LOS ANGELES - Several residents in a Kentucky nursing home tested positive for COVID-19 in two separate outbreaks separated by three months, suggesting the possibility of reinfection, according to a report by the U.S. Centers for Disease Control and Prevention.
According to the CDC report published Friday, at least five residents of a skilled nursing facility experienced more severe symptoms in the second outbreak than in the first.
The Kentucky Department for Public Health (KDPH) and a local health department conducted an investigation at a skilled nursing facility that experienced a second COVID-19 outbreak in October 2020, three months after the first outbreak in July.
"Officials found that five residents received positive test results during both outbreaks. During the first outbreak, three of the five patients were asymptomatic and two had mild symptoms that resolved before the second outbreak," the report said.
Officials found that disease severity in the five residents during the second outbreak was worse than that during the first outbreak and included one death.
Health officials found that all five patients — ranging in age between 67-99 — with recurrent COVID-19 were either asymptomatic or mildly symptomatic during their first infections, suggesting the possibility that asymptomatic or mildly symptomatic initial infections do not produce a sufficiently robust immune response to prevent reinfection, according to the CDC’s report.
The new report noted that the decline in immune system function with aging is well-documented, but little scientific evidence is available to date regarding whether or how an aging immune system might affect response to initial COVID-19 infection, likelihood of reinfection upon new exposure, and illness severity associated with reinfection.
The report urged that "skilled nursing facilities should use strategies to reduce the risk for SARS-CoV-2 transmission among all residents, including among those who have previously had a COVID-19 diagnosis. Vaccination of residents and health care personnel in this setting is particularly important to protect residents."
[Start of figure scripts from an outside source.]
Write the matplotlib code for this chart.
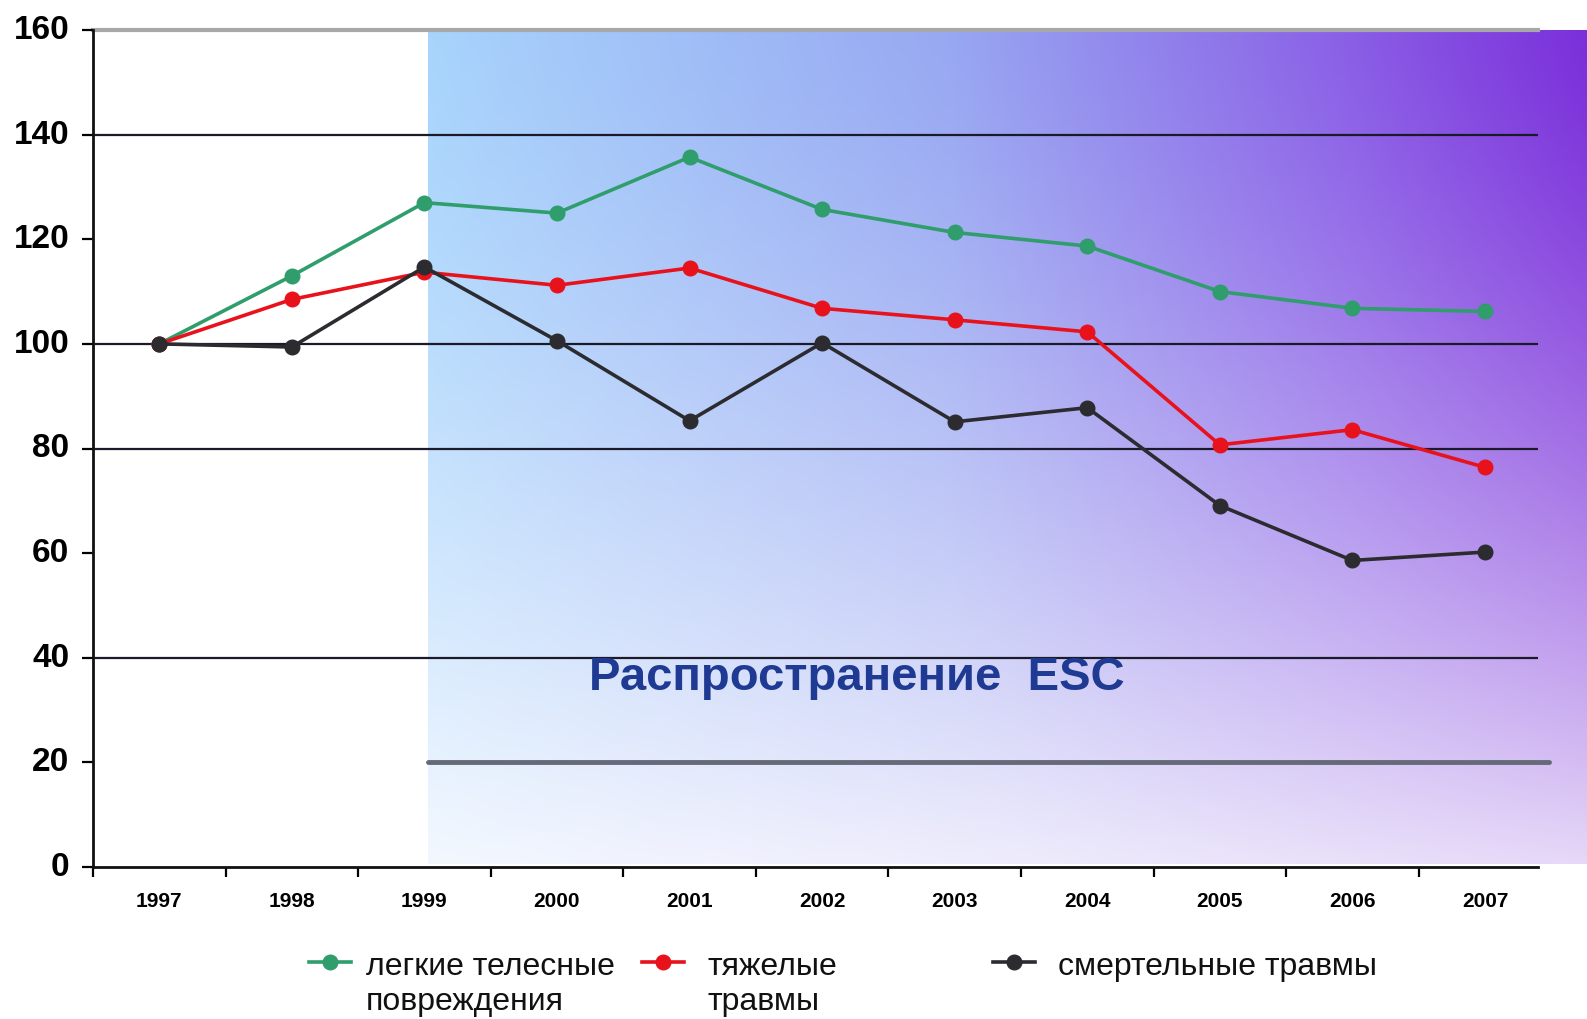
import matplotlib
matplotlib.use('Agg')
import matplotlib.pyplot as plt
import matplotlib.transforms as mtransforms
import numpy as np
from matplotlib.lines import Line2D
from matplotlib.colors import to_rgb

plt.rcParams['font.family'] = ['Liberation Sans', 'DejaVu Sans']

# data (index, 1997 = 100)
years = ['1997', '1998', '1999', '2000', '2001', '2002', '2003', '2004', '2005', '2006', '2007']
light_injuries = [100, 113, 127, 125, 135.7, 125.7, 121.3, 118.7, 110, 106.8, 106.2]
severe_injuries = [100, 108.5, 113.7, 111.2, 114.5, 106.8, 104.6, 102.3, 80.7, 83.6, 76.4]
fatal_injuries = [100, 99.4, 114.7, 100.6, 85.3, 100.2, 85.1, 87.8, 69.1, 58.6, 60.2]
labels = ['легкие телесные\nповреждения', 'тяжелые\nтравмы', 'смертельные травмы']
colors = ['#2f9d6c', '#e8121c', '#2b2b30']
esc_start = 2.03  # ESC spread starts just after 1999
y_ticks = [0, 20, 40, 60, 80, 100, 120, 140, 160]

W, H = 1587, 1020
fig = plt.figure(figsize=(W / 100, H / 100), dpi=100)
ax = fig.add_axes([93 / W, 1 - 868 / H, (1538 - 93) / W, (868 - 31) / H])

x = np.arange(len(years))
xmin, xmax = -0.5, 10.4
x_fig_right = xmin + (W - 93) / ((1538 - 93) / (xmax - xmin))

# background gradient (light blue -> purple, fading to white at the bottom)
nx, ny = 300, 200
u = np.linspace(0, 1, nx)
v = np.linspace(0, 1, ny)[:, None]
top_stops = [(0.0, '#a8d4fc'), (0.45, '#98a8f2'), (0.8, '#8a5ee6'), (1.0, '#7b30da')]
bot_stops = [(0.0, '#f3f8ff'), (0.5, '#eeecfc'), (1.0, '#e6d8f8')]

def ramp(stops):
    pos = [p for p, _ in stops]
    cols = np.array([to_rgb(c) for _, c in stops])
    return np.stack([np.interp(u, pos, cols[:, k]) for k in range(3)], axis=-1)

top = ramp(top_stops)[None, :, :]
bot = ramp(bot_stops)[None, :, :]
w = (v ** 1.4)[:, :, None]
img = top * (1 - w) + bot * w
ax.imshow(img, extent=[esc_start, x_fig_right, 0.6, 160], aspect='auto',
          origin='upper', clip_on=False, zorder=0, interpolation='bilinear')

# grid lines
for yv in [140, 100, 80, 40]:
    ax.axhline(yv, color='#1a1a2a', lw=1.6, zorder=1)
ax.plot([xmin, xmax], [160, 160], color='#a8a8a8', lw=3, zorder=1, clip_on=False)
ax.plot([esc_start, 10.48], [20, 20], color='#666a78', lw=3.5, zorder=1,
        clip_on=False, solid_capstyle='round')

series = [light_injuries, severe_injuries, fatal_injuries]
for vals, c in zip(series, colors):
    ax.plot(x, vals, color=c, lw=2.6, marker='o', ms=10.5, zorder=3)

ax.text(5.26, 36.3, 'Распространение  ESC', color='#1e3a92', fontsize=34,
        fontweight='bold', ha='center', va='center', zorder=4)

ax.set_xlim(xmin, xmax)
ax.set_ylim(0, 160)
ax.set_xticks(x)
ax.set_xticklabels(years, fontsize=15, fontweight='bold')
ax.set_xticks(np.arange(-0.5, 10.5, 1.0), minor=True)
ax.tick_params(axis='x', which='major', length=0, pad=17)
ax.tick_params(axis='x', which='minor', length=7, width=1.6, direction='out')
ax.set_yticks(y_ticks)
ax.set_yticklabels([str(t) for t in y_ticks], fontsize=24, fontweight='bold')
ax.tick_params(axis='y', length=8, width=1.6, direction='out', pad=9)
lift = mtransforms.ScaledTranslation(0, 4 / 100, fig.dpi_scale_trans)
for lbl in ax.get_yticklabels():
    lbl.set_transform(lbl.get_transform() + lift)

for s in ['top', 'right']:
    ax.spines[s].set_visible(False)
for s in ['left', 'bottom']:
    ax.spines[s].set_linewidth(2)
    ax.spines[s].set_color('#111111')
ax.patch.set_visible(False)

# legend below the chart
leg_items = [(309, 366), (642, 708), (993, 1058)]
for (hx, tx), lab, c in zip(leg_items, labels, colors):
    fig.add_artist(Line2D([hx / W, (hx + 42) / W], [1 - 963 / H, 1 - 963 / H],
                          color=c, lw=2.6, transform=fig.transFigure))
    fig.add_artist(Line2D([(hx + 21) / W], [1 - 963 / H], color=c, marker='o',
                          ms=10.5, transform=fig.transFigure))
    fig.text(tx / W, 1 - 952 / H, lab, fontsize=23, va='top', ha='left',
             linespacing=1.2, color='#111111')

fig.savefig('out.png', dpi=100)
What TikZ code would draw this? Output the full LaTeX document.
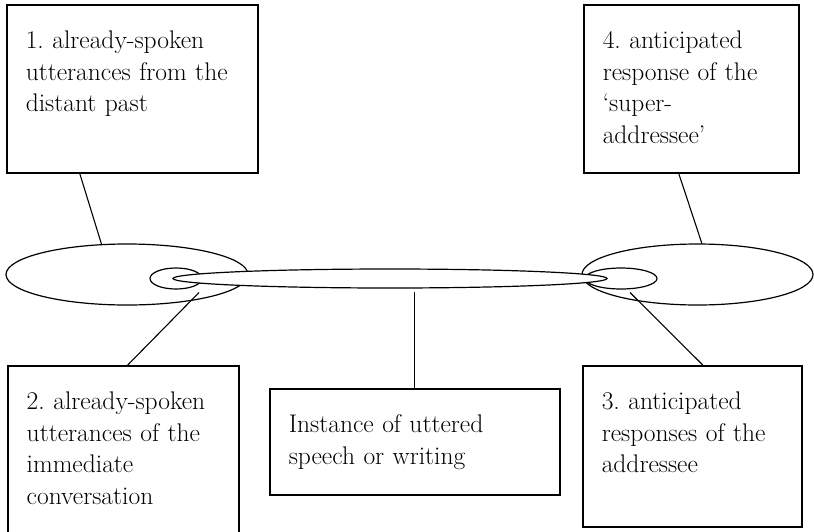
\documentclass[tikz,border=0pt]{standalone}
\usetikzlibrary{shapes.geometric,positioning}

\begin{document}
\frenchspacing
\begin{tikzpicture}[x=1pt,y=-1pt,
    txtbox/.style={draw,line width=1.5pt,anchor=north west,align=left,
        inner xsep=19pt,inner ysep=0pt,text height=43.7pt,
        font=\fontsize{25.5}{31.6}\selectfont},
    ring/.style={draw,ellipse,line width=1.2pt,fill=white,inner sep=0pt},
    link/.style={line width=1.1pt}]
    \clip (0,0) rectangle (814,531);

    % Boxes
    \node[txtbox,text width=213pt,text depth=124.3pt] (past) at (6,4)
        {1. already-spoken\\utterances from the\\distant past};
    \node[txtbox,text width=177pt,text depth=124.3pt] (super) at (583,4)
        {4. anticipated\\response of the\\‘super-\\addressee’};
    \node[txtbox,text width=193pt,text depth=131.3pt] (near) at (7,365)
        {2. already-spoken\\utterances of the\\immediate\\conversation};
    \node[txtbox,text width=252pt,text depth=62.3pt] (utter) at (269,388)
        {Instance of uttered\\speech or writing};
    \node[txtbox,text width=181pt,text depth=117.3pt] (resp) at (582,365)
        {3. anticipated\\responses of the\\addressee};

    % Ellipses
    \node[ring,minimum width=242pt,minimum height=61pt] (pastEll) at (127,274.5) {};
    \node[ring,minimum width=231pt,minimum height=61pt] (superEll) at (697.5,274.5) {};
    \node[ring,minimum width=52pt,minimum height=21pt] (nearEll) at (176,278.5) {};
    \node[ring,minimum width=72pt,minimum height=21pt] (respEll) at (621,278.5) {};
    \node[ring,minimum width=434pt,minimum height=19pt] (utterEll) at (390,278.5) {};

    % Connectors
    \coordinate (nearTip) at (199,292.5);
    \coordinate (respTip) at (630,292.5);
    \draw[link] ([xshift=-52.5pt]past.south) -- (pastEll.130);
    \draw[link] ([xshift=-12.5pt]super.south) -- (superEll.82);
    \draw[link] (nearTip) -- ([xshift=4.5pt]near.north);
    \draw[link] (respTip) -- ([xshift=10.5pt]resp.north);
    \draw[link,shorten <=3pt] (utter.north |- utterEll.south) -- (utter.north);
\end{tikzpicture}
\end{document}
The news comes after researchers from the National Institutes of Health said they have found evidence that people who have been previously infected by the novel coronavirus appear to be protected against reinfection up to three months.
"The data from this study suggest that people who have a positive result from a commercial antibody test appear to have substantial immunity to SARS-CoV-2, which means they may be at lower risk for future infection," said Dr. Lynne Penberthy, associate director of NCI’s Surveillance Research Program, which led the study.
But the two outbreaks cited in the newest report by the CDC were three months apart, suggesting that protection against the virus may not be as strong after that three-month threshold.
In fact, evidence is mounting that having been previously had COVID-19 may not protect against getting infected again, especially with some of the new coronavirus variants.
In South Africa, a vaccine study found new infections with a variant in 2% of people who previously had an earlier version of the virus, the Associated Press reported.
Meanwhile, in the United States, a study found that 10% of Marine recruits who had evidence of prior infection and repeatedly tested negative before starting basic training were later infected again.